## start

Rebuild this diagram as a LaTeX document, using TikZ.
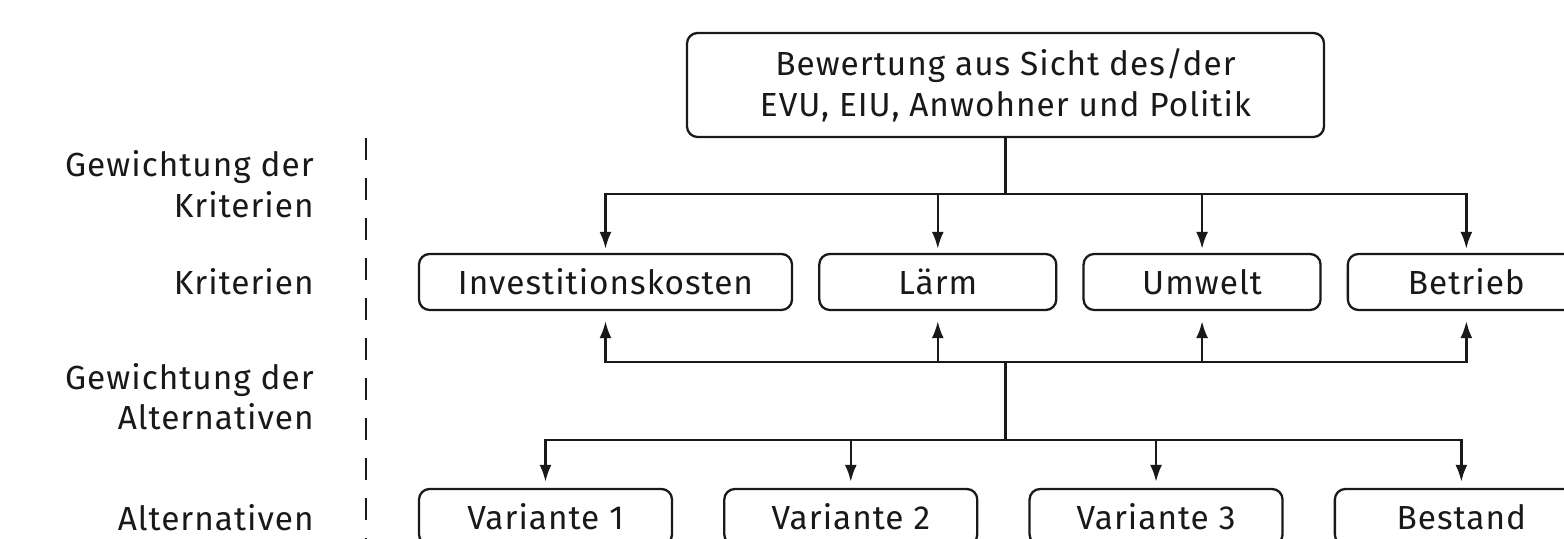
\documentclass[tikz,border=0pt]{standalone}
\usepackage{fontspec}
\setmainfont{Fira Sans}[LetterSpace=3]
\usepackage{tikz}
\usetikzlibrary{arrows.meta, positioning, calc}
\definecolor{inkblack}{RGB}{25,25,25}
\tikzset{
  topbox/.style={rectangle, draw=inkblack, rounded corners=6pt, line width=1.3pt,
                 minimum width=12.74cm, minimum height=2.08cm, align=center,
                 text=inkblack, font=\fontsize{19}{23.5}\selectfont},
  kritbox/.style={rectangle, draw=inkblack, rounded corners=6pt, line width=1.3pt,
                 minimum width=4.74cm, minimum height=1.12cm, inner sep=0pt,
                 align=center, text=inkblack, font=\fontsize{19}{23.5}\selectfont},
  altbox/.style={kritbox, minimum width=5.06cm},
  sidelabel/.style={anchor=east, align=right, inner sep=0pt, text=inkblack,
                 font=\fontsize{19}{23}\selectfont},
  arrow/.style={-{Latex[length=3.4mm, width=2.4mm]}, line width=1.4pt, color=inkblack},
  line/.style={line width=1.4pt, color=inkblack},
  sepline/.style={line width=1.3pt, color=inkblack, dash pattern=on 0.44cm off 0.36cm}
}
\begin{document}
\begin{tikzpicture}
  \useasboundingbox (0,0) rectangle (31.28,-10.78);

  %% -- Bewertung -------------------------------------------------------
  \node[topbox] (bewertung) at (20.11,-1.70)
        {Bewertung aus Sicht des/der\\EVU, EIU, Anwohner und Politik};

  %% -- Kriterien -------------------------------------------------------
  \node[kritbox, minimum width=7.46cm] (invest) at (12.11,-5.64) {Investitionskosten};
  \node[kritbox, right=0.5cm of invest] (laerm) {Lärm};
  \node[kritbox, right=0.5cm of laerm] (umwelt) {Umwelt};
  \node[kritbox, right=0.5cm of umwelt] (betrieb) {Betrieb};

  %% -- Alternativen ----------------------------------------------------
  \node[altbox] (var1) at (10.91,-10.34) {Variante 1};
  \node[altbox, right=1cm of var1] (var2) {Variante 2};
  \node[altbox, right=1cm of var2] (var3) {Variante 3};
  \node[altbox, right=1cm of var3] (bestand) {Bestand};

  %% -- Ebenen links ----------------------------------------------------
  \node[sidelabel] (gewkrit) at (6.28,-3.68) {Gewichtung der\\Kriterien};
  \node[sidelabel] (krit) at (6.28,-5.64) {Kriterien};
  \node[sidelabel] (gewalt) at (6.28,-7.93) {Gewichtung der\\Alternativen};
  \node[sidelabel] (alt) at (6.28,-10.36) {Alternativen};

  \coordinate (septop) at (7.32,-2.76);
  \coordinate (sepbot) at (7.32,-10.78);
  \draw[sepline] (septop) -- (sepbot);

  %% -- Verbindungen ----------------------------------------------------
  \coordinate (bus1) at ($(bewertung.south)+(0,-1.12)$);
  \coordinate (bus2) at (bewertung.south |- 0,-7.24);
  \coordinate (bus3) at (bewertung.south |- 0,-8.80);

  \draw[line] (bewertung) -- (bus1);
  \foreach \k in {invest,laerm,umwelt,betrieb}
    \draw[arrow, shorten >=0.08cm] (bus1) -| (\k);

  \foreach \k in {invest,laerm,umwelt,betrieb}
    \draw[arrow, shorten >=0.2cm] (bus2) -| (\k);
  \draw[line] (bus2) -- (bus3);
  \foreach \v in {var1,var2,var3,bestand}
    \draw[arrow, shorten >=0.12cm] (bus3) -| (\v);

\end{tikzpicture}
\end{document}
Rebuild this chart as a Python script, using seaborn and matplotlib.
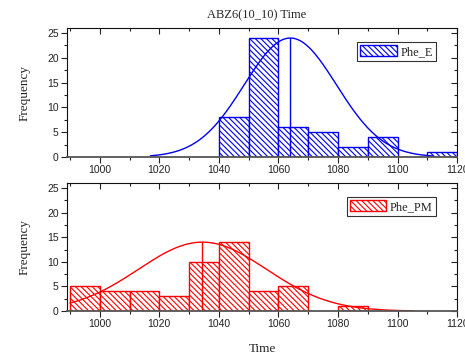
import numpy as np
import pandas as pd
import seaborn as sns
import matplotlib
matplotlib.use("Agg")
import matplotlib.pyplot as plt
from matplotlib.patches import Patch
from matplotlib.ticker import MultipleLocator

# ---- data ----
bin_edges = [990, 1000, 1010, 1020, 1030, 1040, 1050, 1060, 1070, 1080, 1090, 1100, 1110, 1120]
counts_e = [0, 0, 0, 0, 0, 8, 24, 6, 5, 2, 4, 0, 1]
counts_pm = [5, 4, 4, 3, 10, 14, 4, 5, 0, 1, 0, 0, 0]
# normal-curve overlay (visual estimates)
fit_e = dict(mean=1064, sigma=15.5, peak=24, lo=1017, hi=1112)
fit_pm = dict(mean=1034.5, sigma=21.5, peak=14, lo=990, hi=1105)
title = "ABZ6(10_10) Time"
xticks = [1000, 1020, 1040, 1060, 1080, 1100, 1120]
yticks = [0, 5, 10, 15, 20, 25]

sns.set_style("ticks")
plt.rcParams["font.family"] = ["Liberation Sans", "DejaVu Sans"]
plt.rcParams["hatch.linewidth"] = 0.8

fig = plt.figure(figsize=(4.65, 3.56), dpi=100)
ax1 = fig.add_axes([0.144, 0.559, 0.839, 0.362])
ax2 = fig.add_axes([0.144, 0.126, 0.839, 0.360])

serif = ["Liberation Serif", "DejaVu Serif"]
centers = [(a + b) / 2 for a, b in zip(bin_edges[:-1], bin_edges[1:])]
HATCH = "\\" * 6


def panel(ax, counts, fit, color, label):
    df = pd.DataFrame({"x": centers, "w": counts})
    sns.histplot(data=df, x="x", weights="w", bins=bin_edges, ax=ax,
                 stat="count", element="bars", fill=True,
                 facecolor="white", edgecolor=color, linewidth=1.0, alpha=1)
    for p in ax.patches:
        p.set_hatch(HATCH)
        p.set_edgecolor(color)
        p.set_facecolor("white")
        if p.get_height() == 0:
            p.set_visible(False)
    xs = np.linspace(fit["lo"], fit["hi"], 300)
    ys = fit["peak"] * np.exp(-0.5 * ((xs - fit["mean"]) / fit["sigma"]) ** 2)
    sns.lineplot(x=xs, y=ys, ax=ax, color=color, linewidth=1.0)
    ax.plot([fit["mean"], fit["mean"]], [0, fit["peak"]], color=color, linewidth=1.0)

    ax.set_xlim(989, 1120)
    ax.set_ylim(0, 26)
    ax.set_xticks(xticks)
    ax.set_yticks(yticks)
    ax.xaxis.set_minor_locator(MultipleLocator(10))
    ax.yaxis.set_minor_locator(MultipleLocator(2.5))
    ax.tick_params(which="both", top=True, right=True, labelsize=7.5, colors="#222222")
    ax.tick_params(axis="both", which="major", direction="out", length=4, width=0.8, pad=2)
    ax.tick_params(axis="both", which="minor", direction="out", length=2.5, width=0.8)
    # top/right ticks inward
    for t in ax.xaxis.get_major_ticks() + ax.xaxis.get_minor_ticks():
        t.tick2line.set_marker(3)
    for t in ax.yaxis.get_major_ticks() + ax.yaxis.get_minor_ticks():
        t.tick2line.set_marker(0)
    for s in ax.spines.values():
        s.set_linewidth(0.8)
        s.set_color("#111111")
    ax.spines["bottom"].set_color("#555555")
    ax.spines["bottom"].set_linewidth(1.3)
    ax.set_ylabel("Frequency", family=serif, fontsize=9.5, labelpad=12)
    ax.set_xlabel("")
    h = Patch(facecolor="white", edgecolor=color, hatch=HATCH, linewidth=1.0)
    leg = ax.legend([h], [label], loc="upper right", bbox_to_anchor=(0.946, 0.893),
                    prop={"family": serif, "size": 9}, frameon=True, fancybox=False,
                    handlelength=2.9, handleheight=1.0, borderpad=0.25,
                    handletextpad=0.3, borderaxespad=0)
    leg.get_frame().set_edgecolor("black")
    leg.get_frame().set_linewidth(0.8)


panel(ax1, counts_e, fit_e, "#0000ee", "Phe_E")
panel(ax2, counts_pm, fit_pm, "#ff0000", "Phe_PM")

ax2.set_xlabel("Time", family=serif, fontsize=9.5, labelpad=10)
fig.text(0.552, 0.957, title, family=serif, fontsize=9, ha="center", va="center")

fig.savefig("out.png", dpi=100)
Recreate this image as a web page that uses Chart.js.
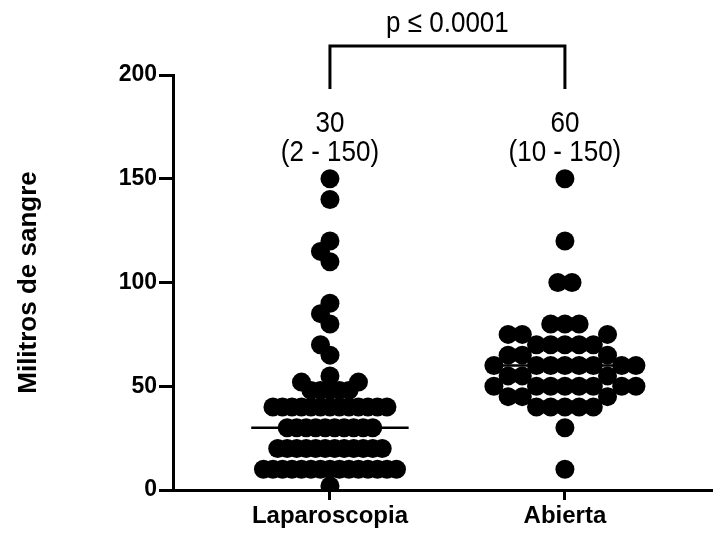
<!DOCTYPE html>
<html>
<head>
<meta charset="utf-8">
<script src="https://cdn.jsdelivr.net/npm/chart.js@4.4.1/dist/chart.umd.min.js"></script>
<style>
  body { margin: 0; background: #fff; }
  #wrap { width: 715px; height: 535px; }
</style>
</head>
<body>
<div id="wrap"><canvas id="myChart"></canvas></div>
<script>
const groups = ["Laparoscopia", "Abierta"];

// blood loss (ml)
const laparoscopia = [
  2,
  10, 10, 10, 10, 10, 10, 10, 10, 10, 10, 10, 10, 10, 10, 10,
  20, 20, 20, 20, 20, 20, 20, 20, 20, 20, 20, 20,
  30, 30, 30, 30, 30, 30, 30, 30, 30, 30,
  40, 40, 40, 40, 40, 40, 40, 40, 40, 40, 40, 40, 40,
  48, 48, 48, 48, 48,
  52, 52,
  55,
  65, 70, 80, 85, 90, 110, 115, 120, 140, 150
];
const abierta = [
  10, 30,
  40, 40, 40, 40, 40,
  45, 45, 45,
  50, 50, 50, 50, 50, 50, 50, 50,
  55, 55, 55,
  60, 60, 60, 60, 60, 60, 60, 60,
  65, 65, 65,
  70, 70, 70, 70, 70,
  75, 75, 75,
  80, 80, 80,
  100, 100, 120, 150
];
const medians = [30, 60];
const ranges = ["(2 - 150)", "(10 - 150)"];
const yTicks = [0, 50, 100, 150, 200];
const pLabel = "p \u2264 0.0001";

const FONT = "'Liberation Sans', Arial, sans-serif";
const slotWidth = [9.5, 14.2]; // horizontal step between dots per column, px
const DY = 13;                 // dots closer than this vertically can't share a slot, px

// Prism-like column scatter: each value row is centred, neighbours fill free slots
function swarm(chart, values, idx) {
  const xs = chart.scales.x;
  const ys = chart.scales.y;
  const cx = xs.getPixelForValue(idx);
  const placed = [];
  const pts = [];
  const uniq = [...new Set(values)].sort((a, b) => a - b);
  uniq.forEach(v => {
    const n = values.filter(w => w === v).length;
    const py = ys.getPixelForValue(v);
    const near = placed.filter(p => Math.abs(p.y - py) < DY);
    const row = half => {
      const got = [];
      for (let k = 0; got.length < n && k < 60; k++) {
        const pair = half ? [-(k + 0.5), k + 0.5] : (k === 0 ? [0] : [-k, k]);
        pair.forEach(c => {
          if (got.length < n && near.every(p => Math.abs(p.x - c) > 0.999)) got.push(c);
        });
      }
      return got;
    };
    const a = row(false);
    const b = row(true);
    const ma = Math.max(...a.map(Math.abs));
    const mb = Math.max(...b.map(Math.abs));
    const use = ma < mb ? a : mb < ma ? b : (n % 2 ? a : b);
    use.forEach(s => {
      placed.push({ x: s, y: py });
      pts.push({ x: xs.getValueForPixel(cx + s * slotWidth[idx]), y: v });
    });
  });
  return pts;
}

function tallText(ctx, text, x, y) {
  ctx.save();
  ctx.translate(x, y);
  ctx.scale(1, 1.15);
  ctx.fillText(text, 0, 0);
  ctx.restore();
}

const annotations = {
  id: "annotations",
  afterDraw(chart) {
    const ctx = chart.ctx;
    const xs = chart.scales.x;
    const x0 = xs.getPixelForValue(0);
    const x1 = xs.getPixelForValue(1);
    ctx.save();
    ctx.strokeStyle = "#000";
    ctx.lineWidth = 3;
    ctx.beginPath();
    ctx.moveTo(x0, 89);
    ctx.lineTo(x0, 46);
    ctx.lineTo(x1, 46);
    ctx.lineTo(x1, 89);
    ctx.stroke();
    ctx.fillStyle = "#000";
    ctx.textAlign = "center";
    ctx.textBaseline = "middle";
    ctx.font = "26px " + FONT;
    tallText(ctx, pLabel, (x0 + x1) / 2, 24);
    for (let i = 0; i < groups.length; i++) {
      const x = xs.getPixelForValue(i);
      tallText(ctx, String(medians[i]), x, 124);
      tallText(ctx, ranges[i], x, 153);
    }
    ctx.restore();
  }
};

const medianLines = medians.map((m, i) => ({
  type: "line",
  data: [{ x: i - 0.335, y: m }, { x: i + 0.335, y: m }],
  borderColor: "#000",
  borderWidth: 2.5,
  pointRadius: 0,
  order: 2
}));

const chart = new Chart(document.getElementById("myChart"), {
  type: "scatter",
  data: {
    datasets: [
      {
        data: laparoscopia.map(v => ({ x: 0, y: v })),
        backgroundColor: "#000",
        borderWidth: 0,
        pointRadius: 9.5,
        pointHoverRadius: 9.5,
        order: 1
      },
      {
        data: abierta.map(v => ({ x: 1, y: v })),
        backgroundColor: "#000",
        borderWidth: 0,
        pointRadius: 9.5,
        pointHoverRadius: 9.5,
        order: 1
      },
      ...medianLines
    ]
  },
  options: {
    responsive: true,
    maintainAspectRatio: false,
    devicePixelRatio: 1,
    animation: false,
    layout: { autoPadding: false, padding: { top: 75, right: 3, left: 0, bottom: 0 } },
    plugins: { legend: { display: false }, tooltip: { enabled: false } },
    scales: {
      x: {
        type: "linear",
        min: -0.668,
        max: 1.626,
        afterBuildTicks: s => { s.ticks = [{ value: 0 }, { value: 1 }]; },
        afterFit: s => { s.height = 45; s.paddingLeft = 0; s.paddingRight = 0; },
        border: { color: "#000", width: 3 },
        grid: { drawOnChartArea: false, color: "#000", tickLength: 10, tickWidth: 3 },
        ticks: {
          color: "#000",
          padding: 2,
          autoSkip: false,
          maxRotation: 0,
          font: { family: FONT, size: 24, weight: "bold" },
          callback: v => groups[v]
        }
      },
      y: {
        min: 0,
        max: 200,
        afterBuildTicks: s => { s.ticks = yTicks.map(v => ({ value: v })); },
        afterFit: s => { s.width = 173; },
        border: { color: "#000", width: 3 },
        grid: { drawOnChartArea: false, color: "#000", tickLength: 14, tickWidth: 3 },
        ticks: {
          color: "#000",
          padding: 2,
          font: { family: FONT, size: 23, weight: "bold" }
        },
        title: {
          display: true,
          text: "Militros de sangre",
          color: "#000",
          padding: { top: 13, bottom: 0 },
          font: { family: FONT, size: 26, weight: "bold" }
        }
      }
    }
  },
  plugins: [annotations]
});

chart.data.datasets[0].data = swarm(chart, laparoscopia, 0);
chart.data.datasets[1].data = swarm(chart, abierta, 1);
chart.update();
</script>
</body>
</html>
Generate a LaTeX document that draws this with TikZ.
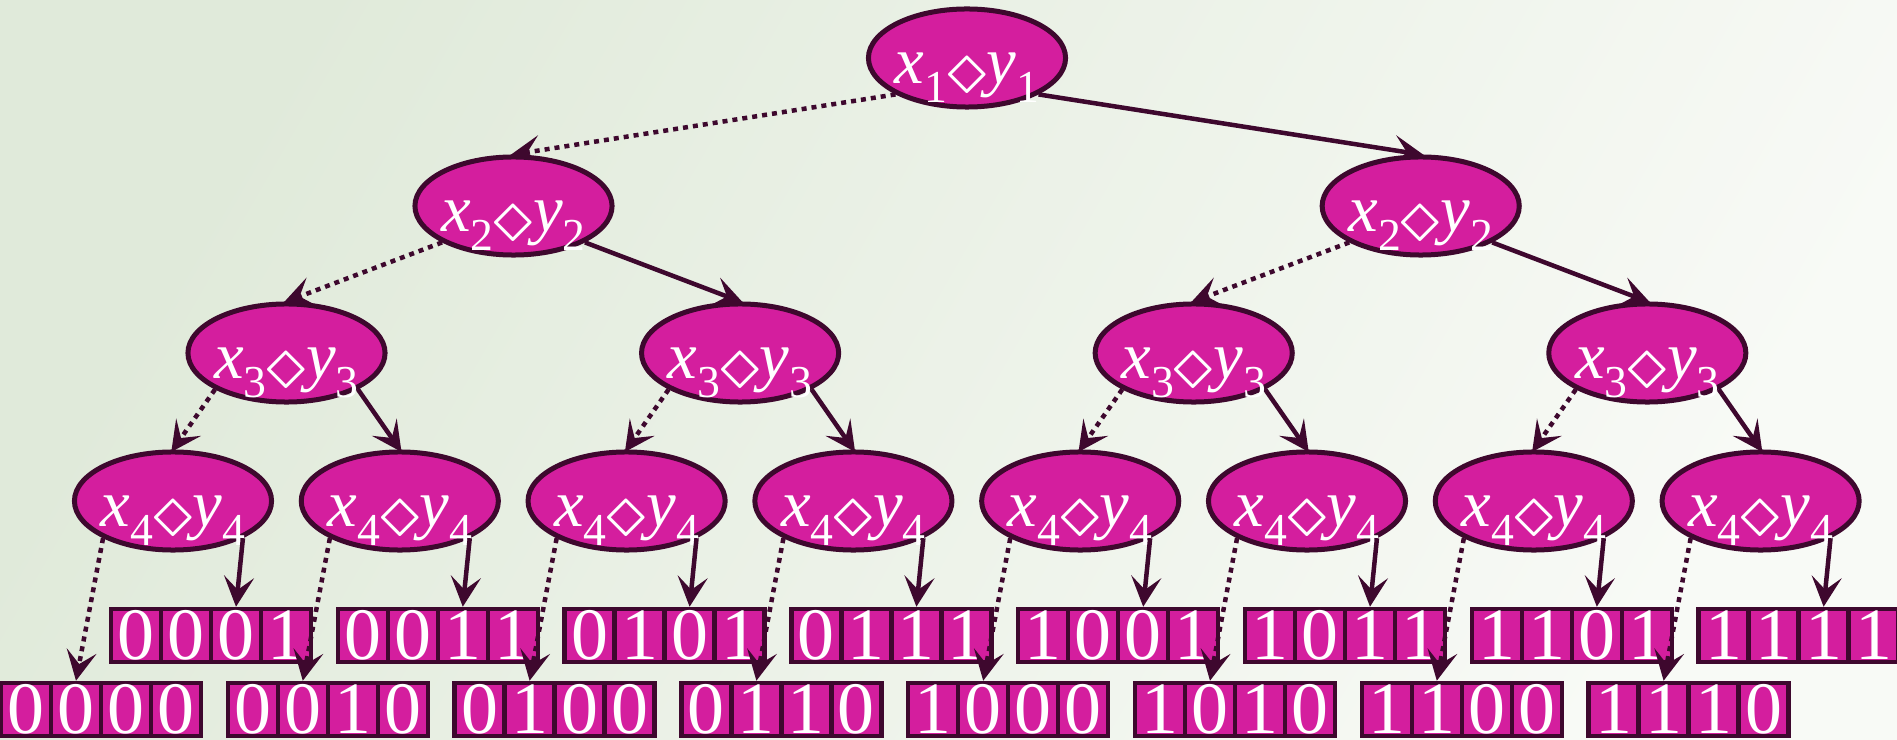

## end

# INSTRUCTION
Only the lines from the start of the records to the line with "right=0.5cm of umwelt]" belong in the copy. Print them exactly, minus pictures.

# RIGHT ANSWER
Rebuild this diagram as a LaTeX document, using TikZ.
\documentclass[tikz,border=0pt]{standalone}
\usepackage{fontspec}
\setmainfont{Fira Sans}[LetterSpace=3]
\usepackage{tikz}
\usetikzlibrary{arrows.meta, positioning, calc}
\definecolor{inkblack}{RGB}{25,25,25}
\tikzset{
  topbox/.style={rectangle, draw=inkblack, rounded corners=6pt, line width=1.3pt,
                 minimum width=12.74cm, minimum height=2.08cm, align=center,
                 text=inkblack, font=\fontsize{19}{23.5}\selectfont},
  kritbox/.style={rectangle, draw=inkblack, rounded corners=6pt, line width=1.3pt,
                 minimum width=4.74cm, minimum height=1.12cm, inner sep=0pt,
                 align=center, text=inkblack, font=\fontsize{19}{23.5}\selectfont},
  altbox/.style={kritbox, minimum width=5.06cm},
  sidelabel/.style={anchor=east, align=right, inner sep=0pt, text=inkblack,
                 font=\fontsize{19}{23}\selectfont},
  arrow/.style={-{Latex[length=3.4mm, width=2.4mm]}, line width=1.4pt, color=inkblack},
  line/.style={line width=1.4pt, color=inkblack},
  sepline/.style={line width=1.3pt, color=inkblack, dash pattern=on 0.44cm off 0.36cm}
}
\begin{document}
\begin{tikzpicture}
  \useasboundingbox (0,0) rectangle (31.28,-10.78);

  %% -- Bewertung -------------------------------------------------------
  \node[topbox] (bewertung) at (20.11,-1.70)
        {Bewertung aus Sicht des/der\\EVU, EIU, Anwohner und Politik};

  %% -- Kriterien -------------------------------------------------------
  \node[kritbox, minimum width=7.46cm] (invest) at (12.11,-5.64) {Investitionskosten};
  \node[kritbox, right=0.5cm of invest] (laerm) {Lärm};
  \node[kritbox, right=0.5cm of laerm] (umwelt) {Umwelt};
  \node[kritbox, right=0.5cm of umwelt] (betrieb) {Betrieb};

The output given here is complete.